Symptomatic Female Carrier with CGD
This slide represents the DHR flow assay data from a 23 year-old female patient with a known family history of X-linked CGD and a personal clinical history of CGD and probably ulcerative colitis with recurrent abscesses and granulomas. The flow results reveal a slightly unusual carrier phenotype with two populations of neutrophils – one negative and the other positive for oxidative burst. In general, for carriers, the distribution of the positive and negative populations is 50% each, however, in this patient it was more of 30% to 70% positive to negative neutrophils for oxidative burst. However, the clinical history combined with the flow data clearly indicates a carrier female who also has a clinical phenotype due to skewed lyonization of the X-chromosome. Gene sequencing revealed the presence of a single copy (heterozygous) of the familial X-linked CYBB mutation.
Autosomal Recessive CGD
This slide reveals the neutrophil oxidative burst pattern for a young male patient with autosomal recessive CGD. As discussed previously, patients with AR-CGD, have a small population of neutrophils with partial oxidative burst as can be visualized in the lower right panel. The positive population on the right of the dividing line in that panel shows rather dim fluorescence on oxidation characteristic of AR-CGD. Further, there is also a negative population of neutrophils, for oxidative burst to the left of the dividing line in the lower right panel. This pattern can be tricky to recognize and should be correlated with clinical history and again confirmed by genetic testing.
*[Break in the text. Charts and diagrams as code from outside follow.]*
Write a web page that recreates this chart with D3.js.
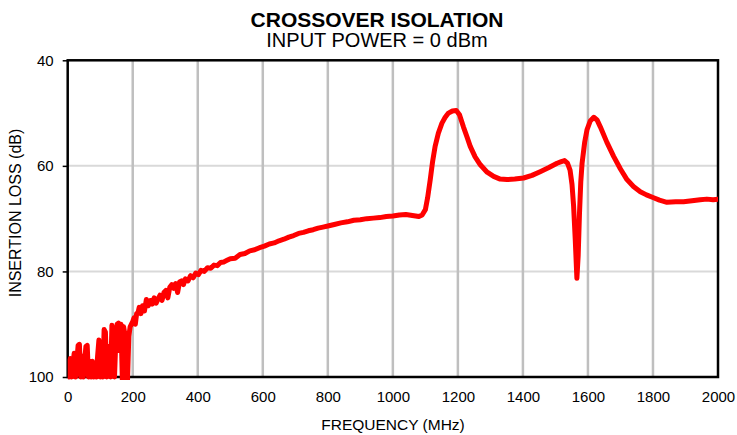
<!DOCTYPE html>
<html><head><meta charset="utf-8">
<script src="https://cdn.jsdelivr.net/npm/d3@7"></script>
<style>body{margin:0;background:#fff}svg{display:block}text{font-family:"Liberation Sans",Arial,sans-serif;fill:#000}</style>
</head><body>
<svg id="c" width="737" height="435"></svg>
<script>
const titleText = "CROSSOVER ISOLATION";
const subtitleText = "INPUT POWER = 0 dBm";
const xLabel = "FREQUENCY (MHz)";
const yLabel = "INSERTION LOSS (dB)";
const xTicks = [0,200,400,600,800,1000,1200,1400,1600,1800,2000];
const yTicks = [40,60,80,100];
const freqMHz = [0,4,8,12,16,20,24,28,32,36,40,44,48,52,56,60,64,68,72,76,80,84,88,92,96,100,104,108,112,116,120,124,128,132,136,140,144,148,152,156,160,164,168,172,176,180,184,188,192,196,200,204,208,212,216,220,225,230,236,242,248,254,260,266,272,278,284,290,296,302,308,314,320,326,332,338,344,350,356,362,370,378,386,394,402,410,420,430,440,450,460,470,480,490,500,515,530,545,560,575,590,605,620,635,650,665,680,695,710,725,740,755,770,785,800,820,840,860,880,900,920,940,960,980,1000,1020,1040,1060,1080,1090,1100,1107,1115,1122,1130,1140,1151,1161,1171,1183,1195,1205,1217,1228,1238,1253,1269,1290,1310,1330,1351,1375,1402,1428,1453,1480,1505,1518,1528,1537,1545,1551,1556,1561,1566,1570,1574,1578,1582,1590,1597,1607,1618,1628,1638,1658,1679,1700,1720,1740,1761,1780,1800,1820,1843,1870,1894,1920,1945,1966,1985,2000];
const lossDB = [97,100,96.5,100,97.5,95.5,100,97,94,93.8,100,96,100,97,94.2,94,100,97,100,97,100,97.5,100,96,93,100,96.8,100,91,91.5,100,95,94.2,100,90.2,92,100,93,90,89.8,95,90,100.5,90.5,92,101,100.5,92.3,90.5,90,89.5,88.8,90,88,87.9,86.8,88,86.5,87.5,85.3,86.5,85.5,86.2,85,86,85.2,84.5,85.5,84,83.6,85,83,82.5,83.2,82.3,84,82,81.8,82.5,81.4,81.8,80.8,81.2,80.3,80.6,79.8,80,79.3,79.4,78.8,78.9,78.3,78.2,77.9,77.6,77.5,76.8,76.6,76.1,75.9,75.5,75.2,74.8,74.6,74.2,73.9,73.5,73.2,72.8,72.6,72.3,72.1,71.8,71.6,71.4,71.1,70.8,70.6,70.3,70.2,70.0,69.9,69.8,69.6,69.5,69.3,69.2,69.4,69.6,69.3,68.3,66,62.6,59.3,56.3,53.8,51.9,50.8,50.0,49.6,49.5,50.3,52.6,54.5,56.3,58.3,59.8,61.2,62.0,62.5,62.6,62.5,62.3,61.8,61.1,60.3,59.5,59.2,59.0,59.5,60.8,63.5,67.7,74,81.3,77,69,63,59.5,55.5,53.2,51.5,50.8,51.3,52.6,55.5,58.2,60.6,62.6,63.9,64.9,65.5,66.0,66.5,66.9,66.8,66.8,66.6,66.4,66.3,66.4,66.3];

const svg = d3.select("#c");
const L = 67.7, R = 718, T = 60.3, B = 377;
const x = d3.scaleLinear().domain([0,2000]).range([L,R]);
const y = d3.scaleLinear().domain([40,100]).range([T,B]);
const FF = "Liberation Sans, Arial, sans-serif";

// grid
svg.append("g").selectAll("line").data(yTicks.slice(1,-1)).join("line")
  .attr("x1",L).attr("x2",R).attr("y1",d=>y(d)).attr("y2",d=>y(d))
  .attr("stroke","#d9d9d9").attr("stroke-width",2);
svg.append("g").selectAll("line").data(xTicks.slice(1,-1)).join("line")
  .attr("y1",T).attr("y2",B).attr("x1",d=>x(d)).attr("x2",d=>x(d))
  .attr("stroke","#bfbfbf").attr("stroke-width",2.5);

// frame
svg.append("rect").attr("x",L).attr("y",T).attr("width",R-L).attr("height",B-T)
  .attr("fill","none").attr("stroke","#000").attr("stroke-width",2.5);

// y axis ticks & labels
const yAxis = d3.axisLeft(y).tickValues(yTicks).tickSize(5).tickPadding(9);
const gy = svg.append("g").attr("transform",`translate(${L},0)`).call(yAxis);
gy.select(".domain").remove();
gy.selectAll("line").attr("stroke","#000").attr("stroke-width",1.5);
gy.selectAll("text").style("font-size","15px").style("font-family",FF);

// x axis labels
const xAxis = d3.axisBottom(x).tickValues(xTicks).tickSize(0).tickPadding(14).tickFormat(d3.format("d"));
const gx = svg.append("g").attr("transform",`translate(0,${B})`).call(xAxis);
gx.select(".domain").remove();
gx.selectAll("text").style("font-size","15px").style("font-family",FF);

// data line
svg.append("clipPath").attr("id","clip").append("rect")
  .attr("x",L).attr("y",T).attr("width",R-L).attr("height",B-T+3);
const pts = freqMHz.map((f,i)=>[f,lossDB[i]]);
svg.append("path").datum(pts).attr("clip-path","url(#clip)")
  .attr("fill","none").attr("stroke","#ff0000").attr("stroke-width",5)
  .attr("stroke-linejoin","round").attr("stroke-linecap","round")
  .attr("d",d3.line().x(d=>x(d[0])).y(d=>y(d[1])));

// titles
svg.append("text").attr("x",377).attr("y",27).attr("text-anchor","middle")
  .style("font-size","21px").style("font-weight","bold").text(titleText);
svg.append("text").attr("x",377).attr("y",47).attr("text-anchor","middle")
  .style("font-size","20px").text(subtitleText);
svg.append("text").attr("x",393).attr("y",430).attr("text-anchor","middle")
  .style("font-size","15.5px").text(xLabel);
svg.append("text").attr("transform",`translate(21,213) rotate(-90)`).attr("text-anchor","middle")
  .style("font-size","16px").text(yLabel);
</script>
</body></html>
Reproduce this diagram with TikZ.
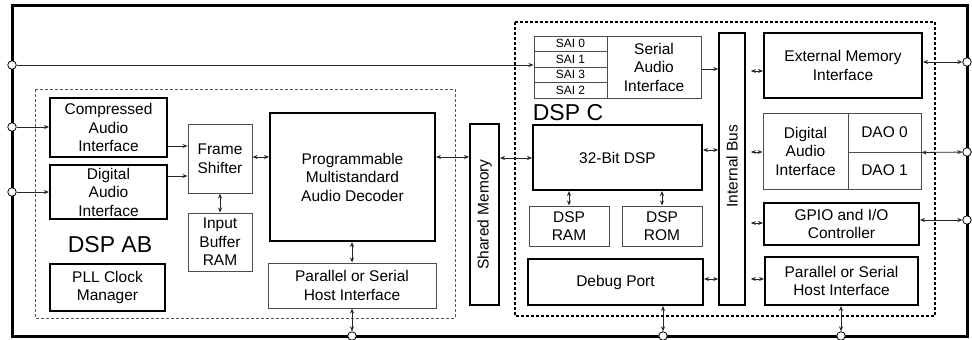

It would be apropos to indicate here that there can be a number of confounding factors when interpreting the flow results for the DHR assay for neutrophil oxidative burst – age of sample (particularly if it is >48 hours old from the time of blood collection), transport conditions (since neutrophils are exceedingly labile in their activation status and proneness to early cell death, a shipping control is essential for any sample sent from outside the location of the testing laboratory), and presence of intrinsic neutropenia (this test should not be ordered in patients with profound neutropenia and rather other tests to evaluate for congenital or acquired neutropenias should be ordered).
This flow result for neutrophil oxidative burst on a young female patient reveals normal neutrophil function (ie oxidative burst) as evidenced by the fluorescence on activation in the lower right panel. The patient has a sister with a confirmed p47phox (NCF1 gene) mutation and autosomal recessive CGD. Genetic testing for the NCF1 gene in this patient revealed the presence of a heterozygous mutation, yet the neutrophil oxidative burst by flow was normal. This is very important to bear in mind – carriers of AR-CGD cannot be diagnosed by the flow cytometry method like carriers of X-linked CGD. Carriers of AR-CGD have one perfectly normal allele, which results in normal neutrophil oxidative burst and since 2 copies of the mutant allele are required for the clinical phenotype and failure in neutrophil function there is no evidence by flow cytometry of an aberrant population of neutrophils. Therefore, carriers of AR-CGD can only be identified by genetic testing of the target gene.
Laboratory Test Ordering Information
This slide provides information on ordering the tests described in this presentation including the DHR flow assay which is performed at Mayo Clinic. Genetic testing for all the 4 genes associated with CGD is available through Gene Dx Labs, while there are other academic and reference labs that provide testing for the CYBB gene, which accounts for 70% of CGD cases.